— START —

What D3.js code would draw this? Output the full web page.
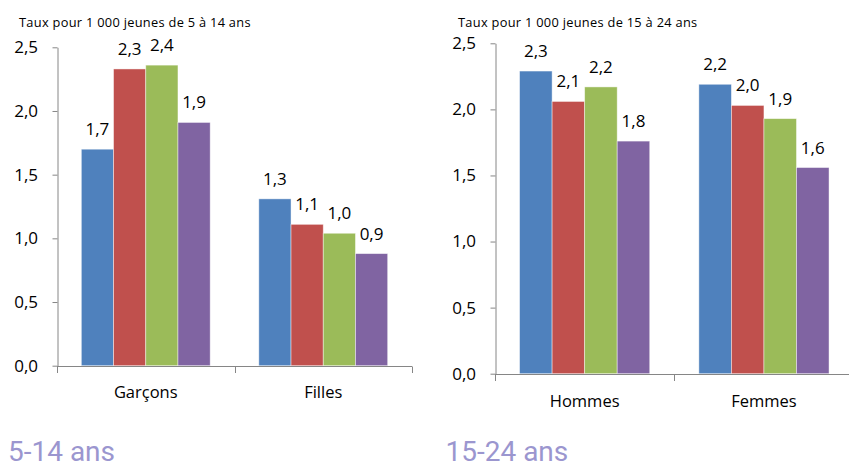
<!DOCTYPE html>
<html lang="fr">
<head>
<meta charset="utf-8">
<title>Taux pour 1 000 jeunes</title>
<script src="https://cdn.jsdelivr.net/npm/d3@7"></script>
<style>
  html, body { margin: 0; padding: 0; background: #ffffff; }
  svg { display: block; }
  text { font-family: "Open Sans", "Noto Sans", sans-serif; fill: #000; }
  .subtitle { font-family: Roboto, "Noto Sans", sans-serif; font-weight: 400; fill: #9b96cf; }
</style>
</head>
<body>
<svg id="chart" width="849" height="464"></svg>
<script>
// Four series per group, same colour order in both panels
const seriesColors = ["#4f81bd", "#c0504d", "#9bbb59", "#8064a2"];

// 5-14 ans
const groupsYoung = ["Garçons", "Filles"];
const valuesYoung = [
  [1.70, 2.33, 2.36, 1.91],
  [1.31, 1.11, 1.04, 0.88]
];

// 15-24 ans
const groupsOlder = ["Hommes", "Femmes"];
const valuesOlder = [
  [2.29, 2.06, 2.17, 1.76],
  [2.19, 2.03, 1.93, 1.56]
];

const yTicks = [0, 0.5, 1.0, 1.5, 2.0, 2.5];
const titles = ["Taux pour 1 000 jeunes de 5 à 14 ans", "Taux pour 1 000 jeunes de 15 à 24 ans"];
const subtitles = ["5-14 ans", "15-24 ans"];

// Panel layout (pixels)
const panels = [
  { groups: groupsYoung, values: valuesYoung, title: titles[0], subtitle: subtitles[0],
    x0: 57, x1: 412, yTop: 47.3, yBottom: 365.7, titleX: 19, subX: 8, catY: 397.7 },
  { groups: groupsOlder, values: valuesOlder, title: titles[1], subtitle: subtitles[1],
    x0: 495, x1: 853.6, yTop: 43.3, yBottom: 373.7, titleX: 458, subX: 445.5, catY: 406.7 }
];

const fmt = v => d3.format(".1f")(v).replace(".", ",");
const axisColor = "#868686";
const svg = d3.select("#chart");

panels.forEach(p => {
  const g = svg.append("g");

  const y = d3.scaleLinear().domain([0, 2.5]).range([p.yBottom, p.yTop]);
  const xGroup = d3.scaleBand().domain(p.groups).range([p.x0, p.x1]).padding(0);
  const xBar = d3.scaleBand().domain(d3.range(seriesColors.length))
    .range([0, xGroup.bandwidth()]).paddingInner(0).paddingOuter(0.755);

  // Title above the value axis
  g.append("text")
    .attr("x", p.titleX).attr("y", 26.7)
    .style("font-size", "12.8px")
    .style("letter-spacing", "0.3px")
    .text(p.title);

  // Value axis
  const yAxis = d3.axisLeft(y).tickValues(yTicks).tickFormat(fmt)
    .tickSize(5).tickSizeOuter(0).tickPadding(14.5);
  const ya = g.append("g").attr("transform", `translate(${Math.round(p.x0) + 0.5},0)`).call(yAxis);
  ya.select(".domain").attr("stroke", axisColor);
  ya.selectAll(".tick line").attr("stroke", axisColor);
  ya.selectAll(".tick text").style("font-size", "17px").attr("fill", "#000")
    .style("font-family", '"Open Sans", sans-serif');

  // Bars
  p.groups.forEach((grp, gi) => {
    const gg = g.append("g").attr("transform", `translate(${xGroup(grp)},0)`);
    gg.selectAll("rect").data(p.values[gi]).join("rect")
      .attr("x", (d, i) => xBar(i))
      .attr("y", d => y(d))
      .attr("width", xBar.bandwidth())
      .attr("height", d => y(0) - y(d))
      .attr("fill", (d, i) => seriesColors[i])
      .attr("stroke", "rgba(255,255,255,0.55)")
      .attr("stroke-width", 0.8);
    gg.selectAll("text").data(p.values[gi]).join("text")
      .attr("x", (d, i) => xBar(i) + xBar.bandwidth() / 2)
      .attr("y", d => y(d) - 14)
      .attr("text-anchor", "middle")
      .style("font-size", "17px")
      .text(fmt);
  });

  // Category axis: baseline with ticks at band boundaries
  const yb = Math.round(p.yBottom) + 0.5;
  g.append("line")
    .attr("x1", p.x0).attr("x2", p.x1)
    .attr("y1", yb).attr("y2", yb)
    .attr("stroke", axisColor);
  const bounds = p.groups.map(d => xGroup(d)).concat([p.x1]);
  g.selectAll(".ctick").data(bounds).join("line")
    .attr("class", "ctick")
    .attr("x1", d => Math.round(d) + 0.5).attr("x2", d => Math.round(d) + 0.5)
    .attr("y1", yb).attr("y2", yb + 6.5)
    .attr("stroke", axisColor);
  g.selectAll(".clabel").data(p.groups).join("text")
    .attr("class", "clabel")
    .attr("x", d => xGroup(d) + xGroup.bandwidth() / 2)
    .attr("y", p.catY)
    .attr("text-anchor", "middle")
    .style("font-size", "16.5px")
    .text(d => d);

  // Age band heading under the panel
  g.append("text")
    .attr("class", "subtitle")
    .attr("x", p.subX).attr("y", 461)
    .style("font-size", "28px")
    .text(p.subtitle);
});
</script>
</body>
</html>
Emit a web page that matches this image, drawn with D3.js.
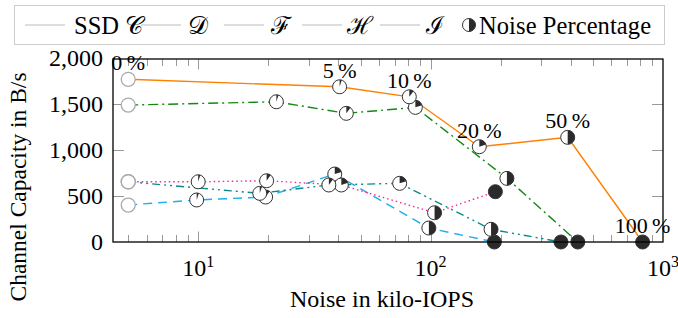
<!DOCTYPE html>
<html><head><meta charset="utf-8">
<script src="https://cdn.jsdelivr.net/npm/d3@7"></script>
<style>body{margin:0;background:#fff}svg{display:block}</style>
</head><body><svg id="c" width="678" height="318"></svg>
<script>
// ---- data ----
const percentages = [0, 5, 10, 20, 50, 100];
const seriesNames = ["SSD \u{1D49E}", "\u{1D49F}", "\u2131", "\u210B", "\u2110"];
const noiseC = [5, 40.6, 81, 162, 389, 817];
const capC   = [1769, 1688, 1579, 1036, 1138, 0];
const noiseD = [5, 21.7, 43.4, 86, 213, 430];
const capD   = [1489, 1525, 1399, 1464, 692, 0];
const noiseF = [5, 18.4, 36.5, 73.6, 182, 364];
const capF   = [655, 529, 620, 638, 138, 0];
const noiseH = [5, 10, 19.7, 41.3, 104, 190];
const capH   = [655, 655, 666, 620, 318, 547];
const noiseI = [5, 9.85, 19.5, 38.7, 98.3, 188];
const capI   = [402, 457, 489, 739, 152, 0];
const yTicks = [0, 500, 1000, 1500, 2000];
const xMajor = [10, 100, 1000];
const legendExtra = "Noise Percentage";
const xLabel = "Noise in kilo-IOPS";
const yLabel = "Channel Capacity in B/s";

// ---- styles ----
const styles = [
  {color: "#ff8000", dash: null},
  {color: "#118a11", dash: "10,4,2,4"},
  {color: "#0a8a8a", dash: "8,4,2,4,2,4"},
  {color: "#f0269a", dash: "1.5,3"},
  {color: "#1ab0ea", dash: "9,6"}
];
const series = [
  {name: seriesNames[0], xs: noiseC, ys: capC, labels: true},
  {name: seriesNames[1], xs: noiseD, ys: capD},
  {name: seriesNames[2], xs: noiseF, ys: capF},
  {name: seriesNames[3], xs: noiseH, ys: capH},
  {name: seriesNames[4], xs: noiseI, ys: capI}
];
// legend layout (line start x, text x)
const legendLayout = [[25, 74], [141, 188], [224, 271], [302, 347], [380, 426]];

const svg = d3.select("#c").style("font-family", '"Liberation Serif"');
const L = 113, R = 663, T = 59, B = 242;
const x = d3.scaleLog().domain([4.3, 1000]).range([L, R]);
const y = d3.scaleLinear().domain([0, 1990]).range([B, T]);
const FS = 24;
const txt = (sel) => sel.append("text").style("font-family", '"Liberation Serif"').attr("fill", "#000");

// ticks
const tg = svg.append("g").attr("stroke", "#999").attr("stroke-width", 1);
x.ticks().forEach(v => {
  const major = Math.abs(Math.log10(v) - Math.round(Math.log10(v))) < 1e-9;
  const len = major ? 10.5 : 7;
  const px = Math.round(x(v)) + 0.5;
  if (px > R - 1) return;
  tg.append("line").attr("x1", px).attr("x2", px).attr("y1", B).attr("y2", B - len);
  tg.append("line").attr("x1", px).attr("x2", px).attr("y1", T).attr("y2", T + len);
});
yTicks.forEach(v => {
  const py = Math.round(y(v)) + 0.5;
  if (py < T + 1 || py > B - 1) return;
  tg.append("line").attr("x1", L).attr("x2", L + 11).attr("y1", py).attr("y2", py);
  tg.append("line").attr("x1", R).attr("x2", R - 11).attr("y1", py).attr("y2", py);
});

// tick labels
const fmt = d3.format(",");
yTicks.forEach(v => {
  txt(svg).attr("x", L - 10).attr("y", y(v)).attr("text-anchor", "end")
    .attr("dominant-baseline", "central").attr("font-size", FS).text(fmt(v));
});
xMajor.forEach(v => {
  const t = txt(svg).attr("x", x(v)).attr("y", 276).attr("text-anchor", "middle").attr("font-size", FS);
  t.append("tspan").text("10");
  t.append("tspan").attr("font-size", 16).attr("dy", -9).text(String(Math.round(Math.log10(v))));
});

// axis labels
txt(svg).attr("x", 382).attr("y", 307).attr("text-anchor", "middle").attr("font-size", FS).text(xLabel);
txt(svg).attr("transform", "translate(26,187) rotate(-90)").attr("text-anchor", "middle").attr("font-size", 23.5).text(yLabel);

// series
const line = d3.line().x(d => x(d[0])).y(d => y(d[1]));
const arc = d3.arc().innerRadius(0).outerRadius(7);
const order = [4, 3, 2, 1, 0];
order.forEach(i => {
  const s = series[i], st = styles[i];
  const pts = s.xs.map((v, j) => [v, s.ys[j]]);
  svg.append("path").datum(pts).attr("d", line).attr("fill", "none")
    .attr("stroke", st.color).attr("stroke-width", 1.4)
    .attr("stroke-dasharray", st.dash);
});
order.forEach(i => {
  const s = series[i];
  s.xs.forEach((v, j) => {
    const p = percentages[j] / 100;
    const g = svg.append("g").attr("transform", `translate(${x(v)},${y(s.ys[j])})`);
    g.append("circle").attr("r", 7).attr("fill", p >= 1 ? "#2b2b2b" : "#fff");
    if (p > 0 && p < 1) g.append("path").attr("d", arc({startAngle: 0, endAngle: 2 * Math.PI * p})).attr("fill", "#2b2b2b");
    g.append("circle").attr("r", 7).attr("fill", "none")
      .attr("stroke", p === 0 ? "#aaa" : "#333").attr("stroke-width", p === 0 ? 1.3 : 1);
  });
  if (s.labels) {
    s.xs.forEach((v, j) => {
      txt(svg).attr("x", x(v)).attr("y", y(s.ys[j]) - 9).attr("text-anchor", "middle")
        .attr("font-size", 22).text(percentages[j] + "\u2009%");
    });
  }
});

// axis box
svg.append("rect").attr("x", L).attr("y", T).attr("width", R - L).attr("height", B - T)
  .attr("fill", "none").attr("stroke", "#000").attr("stroke-width", 1.3);

// legend
const lg = svg.append("g");
lg.append("rect").attr("x", 14.5).attr("y", 5.5).attr("width", 650).attr("height", 39)
  .attr("fill", "#fff").attr("stroke", "#ccc").attr("stroke-width", 1);
const ly = 25;
series.forEach((s, i) => {
  const [lx, tx] = legendLayout[i];
  lg.append("line").attr("x1", lx).attr("x2", lx + 40).attr("y1", ly).attr("y2", ly)
    .attr("stroke", "#bbb").attr("stroke-width", 1);
  txt(lg).attr("x", tx).attr("y", ly).attr("dominant-baseline", "central")
    .attr("font-size", 24.5).text(s.name);
});
const cx = 469;
const lgc = lg.append("g").attr("transform", `translate(${cx},${ly})`);
lgc.append("circle").attr("r", 6.5).attr("fill", "#fff");
lgc.append("path").attr("d", d3.arc().innerRadius(0).outerRadius(6.5)({startAngle: 0, endAngle: Math.PI})).attr("fill", "#2b2b2b");
lgc.append("circle").attr("r", 6.5).attr("fill", "none").attr("stroke", "#333");
txt(lg).attr("x", cx + 10).attr("y", ly).attr("dominant-baseline", "central")
  .attr("font-size", 24.5).attr("textLength", 172).attr("lengthAdjust", "spacing").text(legendExtra);
</script></body></html>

— END —

▶ [INSTRUCTIONS TO FOLLOW]: The copy should hold exactly the lines from the line with "Emit a web page" to the line with "347], [380, 426]];", both ends in, set down without any pictures and with nothing added.

▶ [REPLY TO THE TASK]:
Emit a web page that matches this image, drawn with D3.js.
<!DOCTYPE html>
<html><head><meta charset="utf-8">
<script src="https://cdn.jsdelivr.net/npm/d3@7"></script>
<style>body{margin:0;background:#fff}svg{display:block}</style>
</head><body><svg id="c" width="678" height="318"></svg>
<script>
// ---- data ----
const percentages = [0, 5, 10, 20, 50, 100];
const seriesNames = ["SSD \u{1D49E}", "\u{1D49F}", "\u2131", "\u210B", "\u2110"];
const noiseC = [5, 40.6, 81, 162, 389, 817];
const capC   = [1769, 1688, 1579, 1036, 1138, 0];
const noiseD = [5, 21.7, 43.4, 86, 213, 430];
const capD   = [1489, 1525, 1399, 1464, 692, 0];
const noiseF = [5, 18.4, 36.5, 73.6, 182, 364];
const capF   = [655, 529, 620, 638, 138, 0];
const noiseH = [5, 10, 19.7, 41.3, 104, 190];
const capH   = [655, 655, 666, 620, 318, 547];
const noiseI = [5, 9.85, 19.5, 38.7, 98.3, 188];
const capI   = [402, 457, 489, 739, 152, 0];
const yTicks = [0, 500, 1000, 1500, 2000];
const xMajor = [10, 100, 1000];
const legendExtra = "Noise Percentage";
const xLabel = "Noise in kilo-IOPS";
const yLabel = "Channel Capacity in B/s";

// ---- styles ----
const styles = [
  {color: "#ff8000", dash: null},
  {color: "#118a11", dash: "10,4,2,4"},
  {color: "#0a8a8a", dash: "8,4,2,4,2,4"},
  {color: "#f0269a", dash: "1.5,3"},
  {color: "#1ab0ea", dash: "9,6"}
];
const series = [
  {name: seriesNames[0], xs: noiseC, ys: capC, labels: true},
  {name: seriesNames[1], xs: noiseD, ys: capD},
  {name: seriesNames[2], xs: noiseF, ys: capF},
  {name: seriesNames[3], xs: noiseH, ys: capH},
  {name: seriesNames[4], xs: noiseI, ys: capI}
];
// legend layout (line start x, text x)
const legendLayout = [[25, 74], [141, 188], [224, 271], [302, 347], [380, 426]];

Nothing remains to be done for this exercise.